**** Data to process

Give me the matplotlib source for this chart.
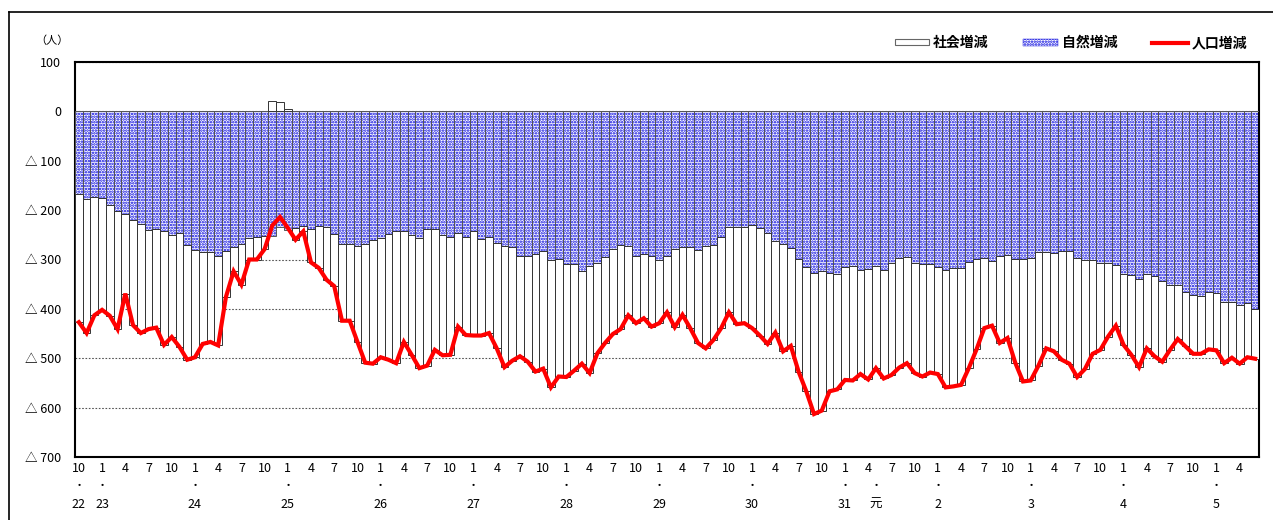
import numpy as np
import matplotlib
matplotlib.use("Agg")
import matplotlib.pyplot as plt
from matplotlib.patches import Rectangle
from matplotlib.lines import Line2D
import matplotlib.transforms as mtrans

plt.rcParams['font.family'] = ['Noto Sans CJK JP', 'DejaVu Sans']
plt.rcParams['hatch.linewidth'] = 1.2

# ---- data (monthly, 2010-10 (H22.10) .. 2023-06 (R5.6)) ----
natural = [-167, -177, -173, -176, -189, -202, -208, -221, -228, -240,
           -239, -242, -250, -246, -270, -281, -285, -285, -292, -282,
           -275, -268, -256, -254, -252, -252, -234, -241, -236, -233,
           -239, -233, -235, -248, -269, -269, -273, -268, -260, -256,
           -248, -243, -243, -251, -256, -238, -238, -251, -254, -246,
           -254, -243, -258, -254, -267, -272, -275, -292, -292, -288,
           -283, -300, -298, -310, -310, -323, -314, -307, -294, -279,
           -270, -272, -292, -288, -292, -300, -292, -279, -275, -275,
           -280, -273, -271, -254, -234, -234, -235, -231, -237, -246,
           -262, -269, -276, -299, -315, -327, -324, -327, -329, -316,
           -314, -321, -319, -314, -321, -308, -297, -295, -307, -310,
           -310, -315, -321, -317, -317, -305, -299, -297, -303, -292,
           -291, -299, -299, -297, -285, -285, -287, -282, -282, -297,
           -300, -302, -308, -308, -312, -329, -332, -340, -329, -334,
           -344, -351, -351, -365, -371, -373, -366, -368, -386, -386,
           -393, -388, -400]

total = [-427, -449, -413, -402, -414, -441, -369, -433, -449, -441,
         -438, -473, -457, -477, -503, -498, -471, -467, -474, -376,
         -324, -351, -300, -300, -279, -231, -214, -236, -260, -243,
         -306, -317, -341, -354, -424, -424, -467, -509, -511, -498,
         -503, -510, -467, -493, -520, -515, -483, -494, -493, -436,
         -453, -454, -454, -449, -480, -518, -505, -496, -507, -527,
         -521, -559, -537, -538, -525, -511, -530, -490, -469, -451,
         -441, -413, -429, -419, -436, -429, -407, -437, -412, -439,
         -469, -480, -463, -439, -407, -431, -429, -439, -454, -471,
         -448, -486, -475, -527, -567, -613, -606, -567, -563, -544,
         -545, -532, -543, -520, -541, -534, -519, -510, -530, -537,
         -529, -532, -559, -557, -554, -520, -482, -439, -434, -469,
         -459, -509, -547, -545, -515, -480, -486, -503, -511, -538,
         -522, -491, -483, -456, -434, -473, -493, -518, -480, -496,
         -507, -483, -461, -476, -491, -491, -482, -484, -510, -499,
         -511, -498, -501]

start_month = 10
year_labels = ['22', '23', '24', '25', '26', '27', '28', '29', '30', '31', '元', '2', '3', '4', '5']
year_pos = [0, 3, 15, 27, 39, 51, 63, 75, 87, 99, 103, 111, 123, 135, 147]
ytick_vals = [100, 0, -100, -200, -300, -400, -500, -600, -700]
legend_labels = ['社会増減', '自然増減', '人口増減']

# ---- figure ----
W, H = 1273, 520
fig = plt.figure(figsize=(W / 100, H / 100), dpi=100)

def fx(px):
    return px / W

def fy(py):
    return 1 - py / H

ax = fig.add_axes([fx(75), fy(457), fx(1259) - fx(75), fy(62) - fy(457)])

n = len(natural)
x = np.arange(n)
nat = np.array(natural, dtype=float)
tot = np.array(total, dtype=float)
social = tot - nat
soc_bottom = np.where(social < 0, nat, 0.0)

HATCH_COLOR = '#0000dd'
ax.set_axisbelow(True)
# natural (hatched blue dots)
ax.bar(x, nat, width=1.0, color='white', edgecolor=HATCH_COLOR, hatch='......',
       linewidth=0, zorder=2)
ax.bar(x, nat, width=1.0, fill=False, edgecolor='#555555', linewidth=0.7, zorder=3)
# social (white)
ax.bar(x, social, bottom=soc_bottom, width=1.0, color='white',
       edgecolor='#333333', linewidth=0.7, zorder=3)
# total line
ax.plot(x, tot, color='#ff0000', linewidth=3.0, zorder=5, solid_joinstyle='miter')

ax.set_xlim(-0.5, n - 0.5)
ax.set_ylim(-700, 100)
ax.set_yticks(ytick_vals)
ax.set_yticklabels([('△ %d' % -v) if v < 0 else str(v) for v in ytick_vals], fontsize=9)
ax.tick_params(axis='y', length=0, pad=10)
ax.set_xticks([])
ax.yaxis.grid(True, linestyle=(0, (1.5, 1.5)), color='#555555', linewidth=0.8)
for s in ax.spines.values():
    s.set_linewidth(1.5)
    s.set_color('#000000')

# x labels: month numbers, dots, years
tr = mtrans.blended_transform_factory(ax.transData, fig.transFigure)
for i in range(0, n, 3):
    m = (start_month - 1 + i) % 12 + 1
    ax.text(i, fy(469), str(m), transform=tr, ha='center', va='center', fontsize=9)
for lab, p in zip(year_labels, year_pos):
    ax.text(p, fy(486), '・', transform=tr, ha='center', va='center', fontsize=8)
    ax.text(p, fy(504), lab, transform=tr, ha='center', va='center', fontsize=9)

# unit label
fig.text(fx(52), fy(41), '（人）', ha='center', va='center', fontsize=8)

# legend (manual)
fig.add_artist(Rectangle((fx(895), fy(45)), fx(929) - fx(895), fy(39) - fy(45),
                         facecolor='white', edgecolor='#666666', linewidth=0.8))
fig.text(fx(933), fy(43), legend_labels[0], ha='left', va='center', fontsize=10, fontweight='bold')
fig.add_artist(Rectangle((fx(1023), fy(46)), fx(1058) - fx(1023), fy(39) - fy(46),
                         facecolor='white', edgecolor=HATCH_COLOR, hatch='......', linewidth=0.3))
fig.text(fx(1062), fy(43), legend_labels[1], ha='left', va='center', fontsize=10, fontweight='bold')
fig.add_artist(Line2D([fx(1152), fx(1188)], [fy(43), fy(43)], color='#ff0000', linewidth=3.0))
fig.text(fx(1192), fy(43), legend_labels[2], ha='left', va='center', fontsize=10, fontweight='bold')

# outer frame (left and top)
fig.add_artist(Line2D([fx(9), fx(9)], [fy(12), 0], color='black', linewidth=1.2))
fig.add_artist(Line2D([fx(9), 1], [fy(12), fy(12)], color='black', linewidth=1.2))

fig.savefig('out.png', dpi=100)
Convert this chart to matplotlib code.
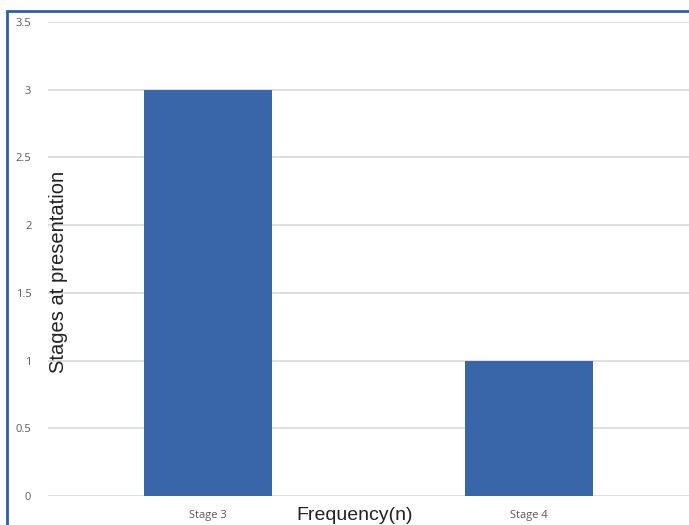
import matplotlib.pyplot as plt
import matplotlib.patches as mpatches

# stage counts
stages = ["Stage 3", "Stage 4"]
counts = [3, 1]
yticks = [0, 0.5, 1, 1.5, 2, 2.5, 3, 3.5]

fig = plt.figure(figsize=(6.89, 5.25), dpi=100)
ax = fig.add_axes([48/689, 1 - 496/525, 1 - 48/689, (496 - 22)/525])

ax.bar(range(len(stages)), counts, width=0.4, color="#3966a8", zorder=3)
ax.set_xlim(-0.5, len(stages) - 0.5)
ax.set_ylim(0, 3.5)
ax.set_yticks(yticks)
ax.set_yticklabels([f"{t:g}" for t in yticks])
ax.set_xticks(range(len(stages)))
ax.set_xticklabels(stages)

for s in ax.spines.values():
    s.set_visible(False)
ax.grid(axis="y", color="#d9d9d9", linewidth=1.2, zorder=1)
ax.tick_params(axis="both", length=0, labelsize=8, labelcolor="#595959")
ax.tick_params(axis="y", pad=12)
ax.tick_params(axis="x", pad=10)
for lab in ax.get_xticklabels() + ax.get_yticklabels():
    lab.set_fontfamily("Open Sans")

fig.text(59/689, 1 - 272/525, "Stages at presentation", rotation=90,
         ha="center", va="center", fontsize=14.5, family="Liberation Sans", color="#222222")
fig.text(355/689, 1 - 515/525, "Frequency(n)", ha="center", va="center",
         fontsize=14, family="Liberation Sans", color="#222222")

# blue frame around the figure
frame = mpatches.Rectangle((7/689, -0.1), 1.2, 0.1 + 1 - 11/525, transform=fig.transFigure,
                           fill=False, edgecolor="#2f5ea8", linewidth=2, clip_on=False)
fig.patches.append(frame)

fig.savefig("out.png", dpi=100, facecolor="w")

********

• _Required task_
Starting with the line that contains "Convert this chart to matplotlib code.", reproduce every line down to the end of the listing above, both endpoints included. Pictures stay out.

• _Task answer_
Convert this chart to matplotlib code.
import matplotlib.pyplot as plt
import matplotlib.patches as mpatches

# stage counts
stages = ["Stage 3", "Stage 4"]
counts = [3, 1]
yticks = [0, 0.5, 1, 1.5, 2, 2.5, 3, 3.5]

fig = plt.figure(figsize=(6.89, 5.25), dpi=100)
ax = fig.add_axes([48/689, 1 - 496/525, 1 - 48/689, (496 - 22)/525])

ax.bar(range(len(stages)), counts, width=0.4, color="#3966a8", zorder=3)
ax.set_xlim(-0.5, len(stages) - 0.5)
ax.set_ylim(0, 3.5)
ax.set_yticks(yticks)
ax.set_yticklabels([f"{t:g}" for t in yticks])
ax.set_xticks(range(len(stages)))
ax.set_xticklabels(stages)

for s in ax.spines.values():
    s.set_visible(False)
ax.grid(axis="y", color="#d9d9d9", linewidth=1.2, zorder=1)
ax.tick_params(axis="both", length=0, labelsize=8, labelcolor="#595959")
ax.tick_params(axis="y", pad=12)
ax.tick_params(axis="x", pad=10)
for lab in ax.get_xticklabels() + ax.get_yticklabels():
    lab.set_fontfamily("Open Sans")

fig.text(59/689, 1 - 272/525, "Stages at presentation", rotation=90,
         ha="center", va="center", fontsize=14.5, family="Liberation Sans", color="#222222")
fig.text(355/689, 1 - 515/525, "Frequency(n)", ha="center", va="center",
         fontsize=14, family="Liberation Sans", color="#222222")

# blue frame around the figure
frame = mpatches.Rectangle((7/689, -0.1), 1.2, 0.1 + 1 - 11/525, transform=fig.transFigure,
                           fill=False, edgecolor="#2f5ea8", linewidth=2, clip_on=False)
fig.patches.append(frame)

fig.savefig("out.png", dpi=100, facecolor="w")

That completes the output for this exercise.